Third is to further promote the market-oriented reform of interest rates and better use monetary tools to stimulate economic vitality. Following the policy of supporting the gradual increase in the purchase and sale of government bonds during the central bank’s open market operations declared in April, this time the Governor of the People's Bank of China further pointed out to improve the market-oriented interest rate control mechanism, and consider making the 7-day reverse repurchase operation interest rate the main policy interest rate in the future. The idea is to get rid of some unreasonable market behaviors that easily reduce the transmission of monetary policy such as imbalanced credit release, idling of funds, and manual interest payments. It will also help stabilize the market and its prospect as a whole. 

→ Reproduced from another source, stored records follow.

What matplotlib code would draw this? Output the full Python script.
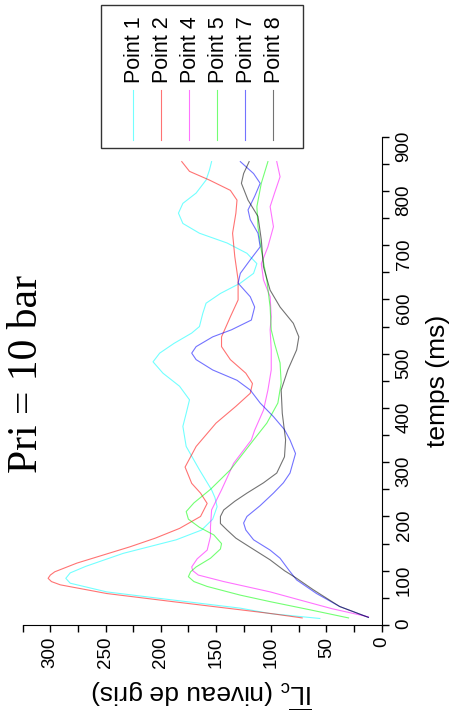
import numpy as np
import matplotlib.pyplot as plt
from matplotlib.lines import Line2D
from matplotlib.patches import Rectangle
from matplotlib.ticker import MultipleLocator

plt.rcParams['font.family'] = ['Liberation Sans', 'DejaVu Sans']
plt.rcParams['mathtext.fontset'] = 'custom'
plt.rcParams['mathtext.rm'] = 'Liberation Sans'
plt.rcParams['mathtext.it'] = 'Liberation Sans:italic'

# temps (ms) / niveau de gris
t_p1 = [12, 21, 31, 46, 61, 77, 86, 96, 108, 132, 157, 175, 195, 218, 235, 249, 286, 329, 366, 390,
        415, 440, 464, 485, 501, 519, 538, 550, 574, 593, 611, 630, 648, 666, 685, 704, 722, 740,
        759, 777, 796, 820, 838, 854]
il_p1 = [56, 101, 128, 189, 249, 282, 286, 282, 268, 234, 186, 163, 153, 149, 151, 154, 165, 177,
         180, 177, 174, 183, 198, 207, 201, 188, 172, 165, 162, 159, 146, 128, 116, 113, 122, 140,
         165, 180, 184, 180, 168, 159, 156, 154]

t_p2 = [13, 21, 28, 43, 58, 74, 80, 86, 92, 98, 114, 129, 144, 160, 178, 200, 224, 243, 261, 291,
        329, 372, 403, 427, 445, 464, 489, 513, 531, 568, 599, 636, 679, 722, 759, 783, 801, 820,
        836, 854]
il_p2 = [72, 100, 128, 189, 249, 291, 299, 302, 300, 296, 276, 252, 228, 205, 183, 164, 158, 164,
         172, 178, 168, 150, 132, 119, 117, 123, 137, 145, 145, 137, 130, 130, 133, 135, 132, 131,
         137, 156, 174, 181]

t_p4 = [15, 30, 46, 61, 80, 92, 100, 107, 122, 138, 163, 181, 212, 249, 298, 341, 359, 396, 433,
        470, 507, 544, 568, 605, 636, 666, 697, 734, 771, 796, 826, 854]
il_p4 = [12, 45, 74, 101, 143, 166, 171, 172, 167, 158, 155, 155, 154, 145, 134, 118, 115, 107,
         103, 100, 100, 101, 100, 101, 107, 109, 103, 98, 101, 97, 92, 95]

t_p5 = [13, 28, 43, 55, 71, 80, 89, 98, 107, 123, 140, 150, 166, 180, 195, 209, 225, 250, 286,
        341, 372, 409, 446, 483, 519, 544, 586, 636, 691, 734, 771, 814, 854]
il_p5 = [30, 65, 101, 128, 158, 170, 175, 173, 168, 155, 146, 145, 152, 165, 175, 177, 170, 155,
         137, 116, 104, 94, 91, 92, 97, 100, 101, 104, 109, 112, 113, 109, 103]

t_p7 = [14, 34, 58, 83, 101, 123, 138, 157, 175, 188, 200, 220, 243, 262, 280, 316, 341, 360, 384,
        409, 433, 451, 470, 489, 501, 513, 531, 544, 562, 586, 605, 630, 648, 673, 697, 722, 747,
        765, 790, 814, 832, 854]
il_p7 = [12, 38, 59, 77, 84, 92, 101, 116, 123, 125, 122, 110, 98, 89, 83, 78, 83, 88, 98, 110,
         119, 131, 153, 168, 172, 168, 153, 136, 118, 115, 119, 130, 128, 119, 110, 112, 119, 121,
         115, 110, 116, 128]

t_p8 = [14, 34, 65, 86, 100, 120, 147, 160, 175, 187, 200, 212, 228, 243, 262, 280, 310, 341, 390,
        433, 470, 507, 531, 556, 586, 617, 660, 710, 753, 783, 814, 832, 854]
il_p8 = [12, 38, 62, 77, 88, 101, 122, 132, 140, 146, 146, 143, 133, 122, 107, 95, 88, 87, 90,
         91, 85, 77, 75, 80, 92, 101, 107, 109, 112, 121, 127, 125, 120]

labels = ['Point 1', 'Point 2', 'Point 4', 'Point 5', 'Point 7', 'Point 8']
colors = ['#00ffff', '#ff0000', '#ff00ff', '#00ff00', '#0000ff', '#000000']
series = [(t_p1, il_p1), (t_p2, il_p2), (t_p4, il_p4), (t_p5, il_p5), (t_p7, il_p7), (t_p8, il_p8)]

W, H = 457, 715


def px(x, y):
    # pixels de l'image -> coordonnees figure
    return x / W, 1 - y / H


fig = plt.figure(figsize=(W / 100, H / 100), dpi=100)
ax = fig.add_axes([0.0497, 0.1259, 0.7855, 0.683])

# la figure est tournee de 90 degres : le temps est vertical, l'intensite horizontale
for (t, il), c in zip(series, colors):
    ax.plot(il, t, color=c, lw=0.8, alpha=0.55)

ax.set_xlim(325, 0)
ax.set_ylim(0, 900)
ax.xaxis.set_major_locator(MultipleLocator(50))
ax.xaxis.set_minor_locator(MultipleLocator(25))
ax.yaxis.set_major_locator(MultipleLocator(100))
ax.yaxis.set_minor_locator(MultipleLocator(50))
ax.yaxis.tick_right()
ax.yaxis.set_label_position('right')
ax.spines['top'].set_visible(False)
ax.spines['left'].set_visible(False)
ax.tick_params(which='both', direction='out', length=5, width=1, labelsize=13.5)
ax.tick_params(axis='x', labelrotation=90)
ax.tick_params(axis='y', labelrotation=90, pad=5)

ax.set_xlabel(r'$\overline{\mathrm{IL}}_\mathrm{c}$ (niveau de gris)', fontsize=19,
              rotation=180, labelpad=6)
ax.set_ylabel('temps (ms)', fontsize=19, rotation=90, labelpad=10)

fig.text(*px(27, 374), 'Pri = 10 bar', rotation=90, family='Liberation Serif',
         fontsize=30, ha='center', va='center')

# legende tournee, construite a la main
x0, y0 = px(101, 148)
x1, y1 = px(303, 5)
fig.add_artist(Rectangle((x0, y0), x1 - x0, y1 - y0, transform=fig.transFigure,
                         fill=False, edgecolor='#333333', lw=1))
for i, (lab, c) in enumerate(zip(labels, colors)):
    xc = 133 + 28 * i
    lx, ly0 = px(xc, 140)
    _, ly1 = px(xc, 90)
    fig.add_artist(Line2D([lx, lx], [ly0, ly1], transform=fig.transFigure,
                          color=c, lw=0.8, alpha=0.55))
    tx, ty = px(xc + 1, 83)
    fig.text(tx, ty, lab, rotation=90, fontsize=15.5, ha='center', va='bottom')

fig.savefig('out.png', dpi=100)
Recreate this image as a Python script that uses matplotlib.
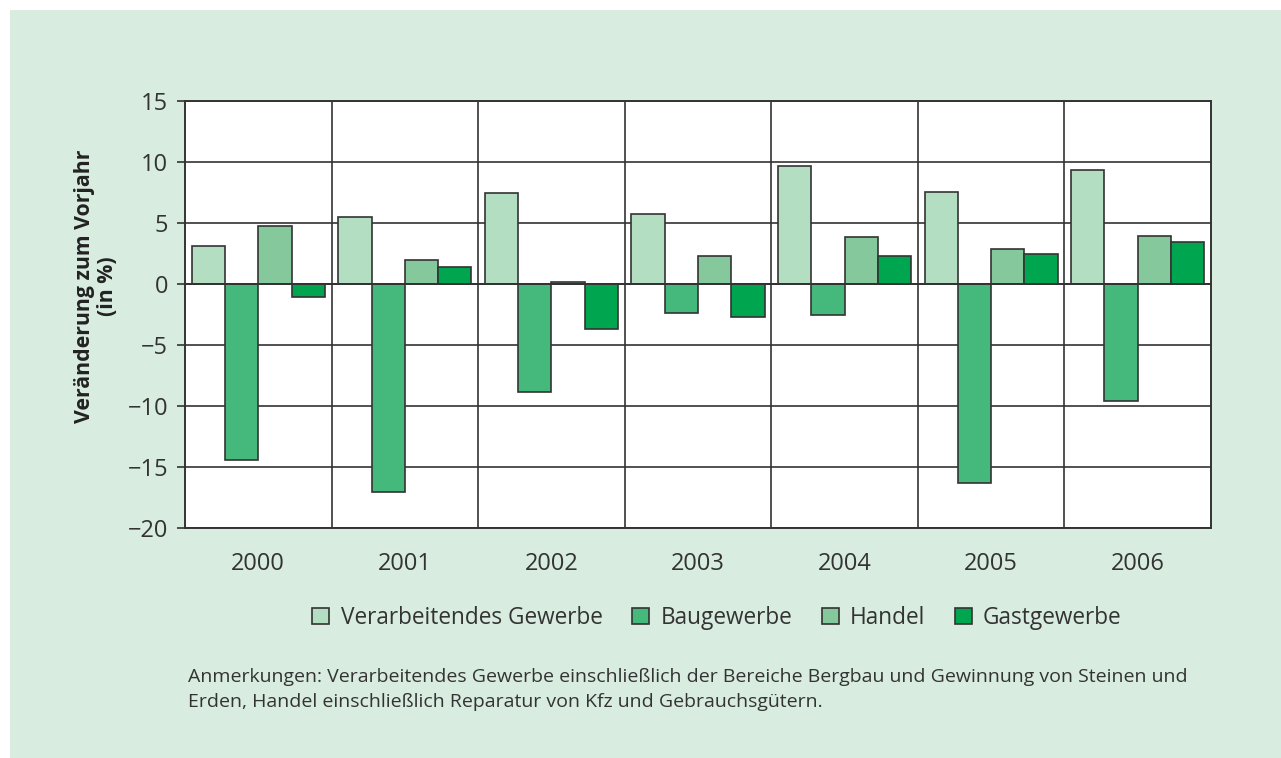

Fourth is to further promote high-level financial opening up, so as to attract more overseas investment and expedite mutual investment.  Efforts are made to further simplify and improve the capital management of qualified foreign institutional investors in supporting the expansion of patient capital. Domestic institutions are also encouraged to carry out cross-border investments, with a total of US$2.27 billion in quotas have been issued to 53 qualified domestic institutional investors. Moreover, further efforts will be made to promote the facilitation of foreign exchange for cross-border trade and investment, and expand cross-border financing for scientific and technological innovation enterprises, to unleash more incentives in this regard.


All in all, the above new developments in the financial area are closely in consistent with the major themes of China’s economic development in the meantime and future, which are facilitating technology innovation, safeguarding the interest of investors, ensuring economic security and further opening up to the outside world respectively. With China’s economy entering a new age of high-quality development, it is the quality of growth, the happiness of people, a healthy and dynamic market, as well as a transparent and lawful capital environment that are what really count.